## [DESCRIPTION OF THE TASK]
Lines containing the string "standalone" are to be counted; report the total by itself.

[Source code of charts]
============

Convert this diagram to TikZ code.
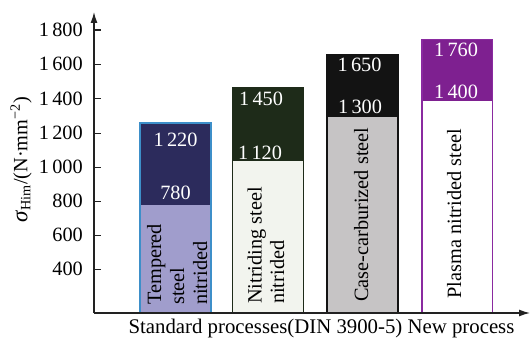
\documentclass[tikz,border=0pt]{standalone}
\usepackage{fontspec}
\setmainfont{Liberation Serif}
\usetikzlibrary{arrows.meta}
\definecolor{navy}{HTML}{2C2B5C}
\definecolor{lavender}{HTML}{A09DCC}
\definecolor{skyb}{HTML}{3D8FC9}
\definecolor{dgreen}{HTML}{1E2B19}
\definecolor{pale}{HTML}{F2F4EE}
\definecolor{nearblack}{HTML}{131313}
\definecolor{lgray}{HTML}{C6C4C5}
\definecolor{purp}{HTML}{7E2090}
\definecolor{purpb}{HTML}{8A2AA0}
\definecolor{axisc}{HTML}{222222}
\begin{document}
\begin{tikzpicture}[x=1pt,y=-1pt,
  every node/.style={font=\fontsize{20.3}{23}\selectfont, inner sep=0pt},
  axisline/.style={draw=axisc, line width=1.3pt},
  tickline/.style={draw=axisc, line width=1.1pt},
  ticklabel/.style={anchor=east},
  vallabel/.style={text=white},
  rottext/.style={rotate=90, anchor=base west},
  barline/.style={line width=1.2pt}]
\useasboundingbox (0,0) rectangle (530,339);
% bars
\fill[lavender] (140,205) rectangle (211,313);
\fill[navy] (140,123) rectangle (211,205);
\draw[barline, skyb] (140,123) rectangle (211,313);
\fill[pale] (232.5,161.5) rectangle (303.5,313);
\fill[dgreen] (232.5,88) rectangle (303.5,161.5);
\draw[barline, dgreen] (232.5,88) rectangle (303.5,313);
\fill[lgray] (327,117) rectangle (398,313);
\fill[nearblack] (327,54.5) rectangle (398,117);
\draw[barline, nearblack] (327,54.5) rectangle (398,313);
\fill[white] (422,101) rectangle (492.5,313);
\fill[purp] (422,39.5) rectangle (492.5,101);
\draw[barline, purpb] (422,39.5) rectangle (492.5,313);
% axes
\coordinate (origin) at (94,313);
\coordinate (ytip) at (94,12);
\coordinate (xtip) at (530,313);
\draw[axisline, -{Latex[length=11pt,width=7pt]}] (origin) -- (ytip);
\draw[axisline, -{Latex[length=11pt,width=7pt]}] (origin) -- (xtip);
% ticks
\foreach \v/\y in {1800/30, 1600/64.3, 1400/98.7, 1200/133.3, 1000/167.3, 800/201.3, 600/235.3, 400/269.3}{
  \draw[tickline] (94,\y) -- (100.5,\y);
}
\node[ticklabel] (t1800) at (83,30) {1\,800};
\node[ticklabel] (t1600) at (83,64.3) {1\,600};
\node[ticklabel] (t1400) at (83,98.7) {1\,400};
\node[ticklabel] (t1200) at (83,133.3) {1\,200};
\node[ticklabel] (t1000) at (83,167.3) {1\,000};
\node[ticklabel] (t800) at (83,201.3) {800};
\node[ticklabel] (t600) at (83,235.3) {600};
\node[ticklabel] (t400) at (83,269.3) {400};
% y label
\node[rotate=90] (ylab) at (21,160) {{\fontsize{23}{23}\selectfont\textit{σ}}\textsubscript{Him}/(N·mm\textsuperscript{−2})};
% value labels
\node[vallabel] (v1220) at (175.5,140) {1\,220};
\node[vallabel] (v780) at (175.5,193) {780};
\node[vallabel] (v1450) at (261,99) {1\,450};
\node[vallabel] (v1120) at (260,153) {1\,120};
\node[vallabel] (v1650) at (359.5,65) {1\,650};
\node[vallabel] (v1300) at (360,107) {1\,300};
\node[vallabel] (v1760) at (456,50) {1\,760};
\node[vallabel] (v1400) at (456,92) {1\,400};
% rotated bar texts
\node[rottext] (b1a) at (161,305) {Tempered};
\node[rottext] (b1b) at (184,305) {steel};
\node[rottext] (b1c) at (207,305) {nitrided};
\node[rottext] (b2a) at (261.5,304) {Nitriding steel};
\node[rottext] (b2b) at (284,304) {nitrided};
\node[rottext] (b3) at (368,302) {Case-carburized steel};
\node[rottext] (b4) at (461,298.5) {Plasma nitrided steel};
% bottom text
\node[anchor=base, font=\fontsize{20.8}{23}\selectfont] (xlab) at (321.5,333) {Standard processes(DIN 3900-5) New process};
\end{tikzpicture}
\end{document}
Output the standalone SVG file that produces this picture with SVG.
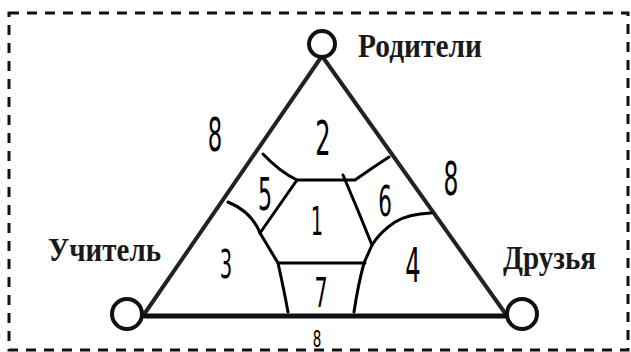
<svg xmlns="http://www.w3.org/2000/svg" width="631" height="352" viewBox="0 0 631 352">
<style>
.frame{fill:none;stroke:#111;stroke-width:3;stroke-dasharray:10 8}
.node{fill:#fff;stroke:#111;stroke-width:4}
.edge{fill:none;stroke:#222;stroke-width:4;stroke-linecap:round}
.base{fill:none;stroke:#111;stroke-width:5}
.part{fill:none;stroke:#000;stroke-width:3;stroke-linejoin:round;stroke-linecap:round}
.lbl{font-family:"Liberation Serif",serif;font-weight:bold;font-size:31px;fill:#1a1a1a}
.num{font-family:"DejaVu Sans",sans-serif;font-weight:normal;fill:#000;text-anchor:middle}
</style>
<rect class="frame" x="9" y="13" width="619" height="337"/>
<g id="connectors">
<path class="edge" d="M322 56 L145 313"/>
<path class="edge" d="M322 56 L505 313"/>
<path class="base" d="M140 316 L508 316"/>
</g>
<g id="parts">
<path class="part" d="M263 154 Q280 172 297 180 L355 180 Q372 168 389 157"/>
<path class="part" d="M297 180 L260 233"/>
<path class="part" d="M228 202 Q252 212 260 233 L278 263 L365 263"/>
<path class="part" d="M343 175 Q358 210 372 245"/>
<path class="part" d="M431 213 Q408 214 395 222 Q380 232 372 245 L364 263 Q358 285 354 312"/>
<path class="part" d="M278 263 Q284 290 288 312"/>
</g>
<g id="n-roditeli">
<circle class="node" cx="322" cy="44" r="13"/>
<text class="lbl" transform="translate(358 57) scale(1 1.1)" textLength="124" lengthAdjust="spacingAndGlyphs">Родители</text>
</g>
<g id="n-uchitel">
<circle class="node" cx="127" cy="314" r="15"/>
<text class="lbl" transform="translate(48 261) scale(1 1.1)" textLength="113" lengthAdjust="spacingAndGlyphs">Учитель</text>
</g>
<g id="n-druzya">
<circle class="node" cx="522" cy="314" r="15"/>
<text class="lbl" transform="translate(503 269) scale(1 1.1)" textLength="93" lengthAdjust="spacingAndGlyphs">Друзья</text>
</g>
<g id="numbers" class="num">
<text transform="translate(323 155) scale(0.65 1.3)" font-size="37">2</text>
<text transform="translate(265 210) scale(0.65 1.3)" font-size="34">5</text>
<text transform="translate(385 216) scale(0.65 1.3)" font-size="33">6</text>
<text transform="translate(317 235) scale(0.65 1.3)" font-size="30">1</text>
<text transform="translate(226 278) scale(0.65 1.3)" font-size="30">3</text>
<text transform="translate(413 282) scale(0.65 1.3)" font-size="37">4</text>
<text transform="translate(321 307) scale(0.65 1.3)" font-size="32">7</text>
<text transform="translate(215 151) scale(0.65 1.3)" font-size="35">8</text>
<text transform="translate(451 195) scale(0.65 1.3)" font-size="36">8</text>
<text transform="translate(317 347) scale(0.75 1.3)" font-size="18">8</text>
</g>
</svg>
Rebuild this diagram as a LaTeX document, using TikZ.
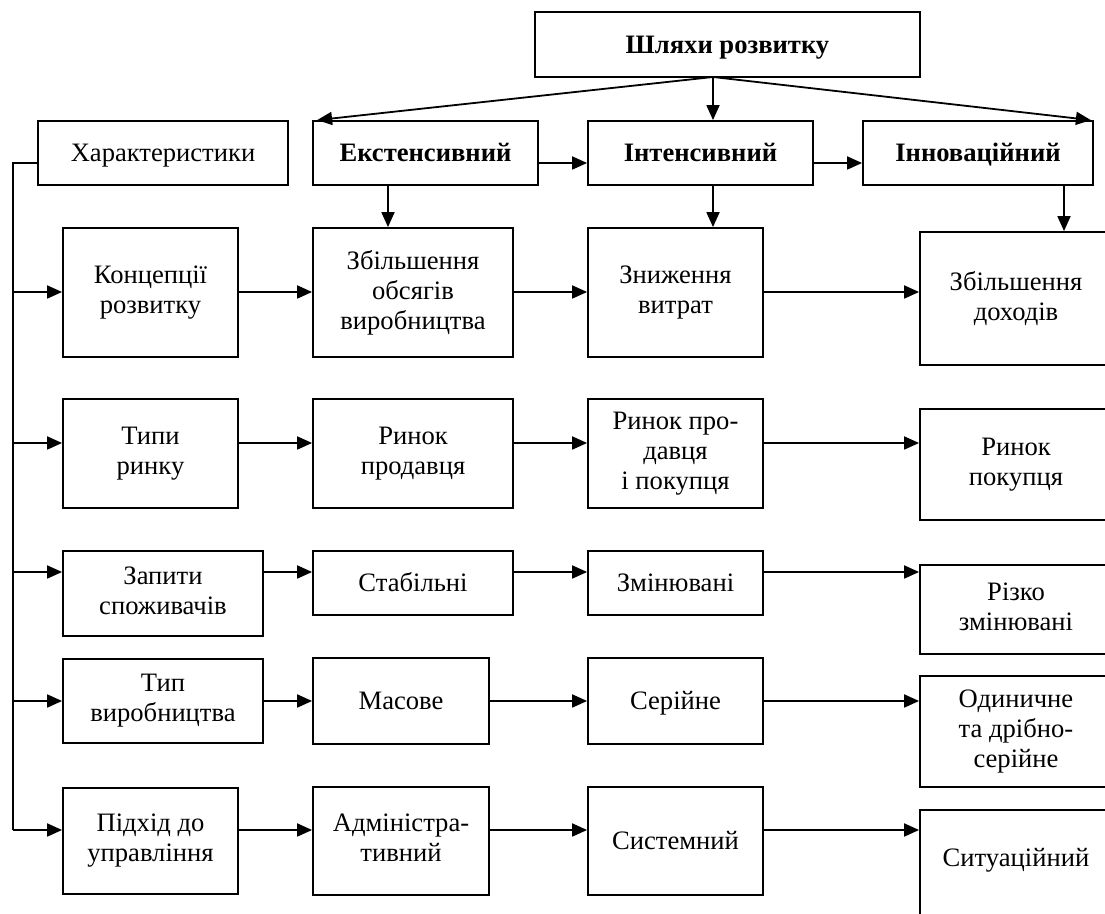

============

## [OUTPUT FOR THIS TASK]
2